Roca
"La única luz de luna, en noche de color sencillo", escribe el poeta estadounidense Wallace Stevens (1879-1955) en su último libro de versos, La roca (Lumen), traducido al castellano en una excelente versión de Daniel Aguirre, "como un simple poeta que en la mente da vueltas / a la igualdad de su variado universo, / brilla sobre la mera objetividad de las cosas". Uno de los mejores y más exigentes poetas del siglo XX, Wallace Stevens, lijó las brillantes virutas ornamentales del poema para, cual un nuevo Cézanne, quedarse con la osamenta del paisaje, que es una forma extrema de recuperación de su concentración irradiante, enterrada por visiones preestablecidas, donde chisporroteaban animadas salpicaduras cromáticas. La agotadora búsqueda de esta nueva luz no hollada mediante el único recurso de "la pobreza de sus palabras" transportó a Stevens a un severo despojamiento de lo que no era el núcleo de la visión poética. "Es desvelar la presencia esencial, digamos /", escribe como pensando en Cézanne, "de una montaña, extendida y elevada casi / a un sentido, un objeto menos: o bien / desvelar en la figura que aguarda en el camino / un objeto más...". Una labor, pues, apurada hasta la germinativa nada luminosa.

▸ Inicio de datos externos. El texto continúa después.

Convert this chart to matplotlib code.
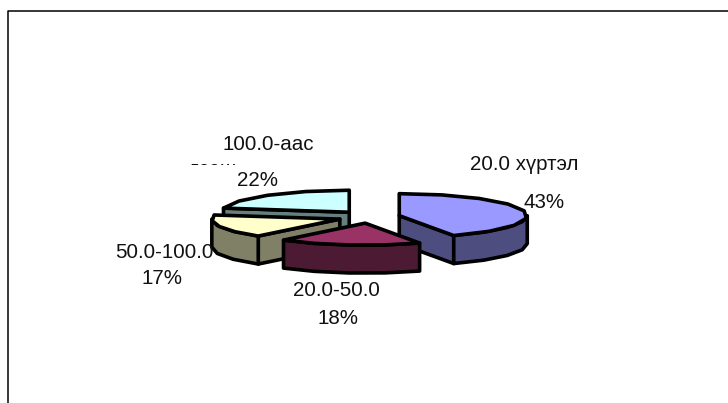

En La roca el Stevens final convoca los restos de su honda y dilatada experiencia y, enfrentándose al crepúsculo, confiesa que la imaginación se ha convertido en un saber inerte: "Se hace difícil hasta elegir adjetivo / para este simple frío, esta tristeza sin motivo. / Se ha convertido la gran estructura en una casa menor. / Ningún turbante pasa por los suelos disminuidos". Pero, y esto es lo escalofriante de la decantación del viejo poeta, unos versos más adelante, añade: "Sin embargo, la ausencia de la imaginación tenía / también que ser imaginada". Ardua labor interminable, la del escueto vate terminal.
En los siete últimos poemas de La roca, entre los que está el que da título al libro ("la roca es la morada de la totalidad"), Stevens no hace sino refrendar el sentido de la experiencia artística, "... un propósito, vacío / acaso, absurdo acaso, pero al menos un propósito, / cierto y más nuevo cada vez. Ah, cierto, desde luego...". Es la certeza de quien ha vislumbrado el brillo de la realidad y de quien ha comprendido que su expresión exige cada vez un nuevo alumbramiento del mundo. Extenuante labor, pues, que no permite que los nombres del mundo no estén atados por un sentido, todo lo vacilante y esquivo que se quiera.
En el poema 'El planeta sobre la mesa', Stevens afirma que no es importante que los versos sobrevivan, sino que "mostraran algún cariz o rasgo, / alguna holgura, siquiera a medias percibida..., / del planeta del que eran parte". Y en el último verso del último poema, simplemente apunta: "Era como conocer otra vez la realidad". He aquí cómo la obstinada labor artística convierte al poeta en una refulgente y desnuda roca.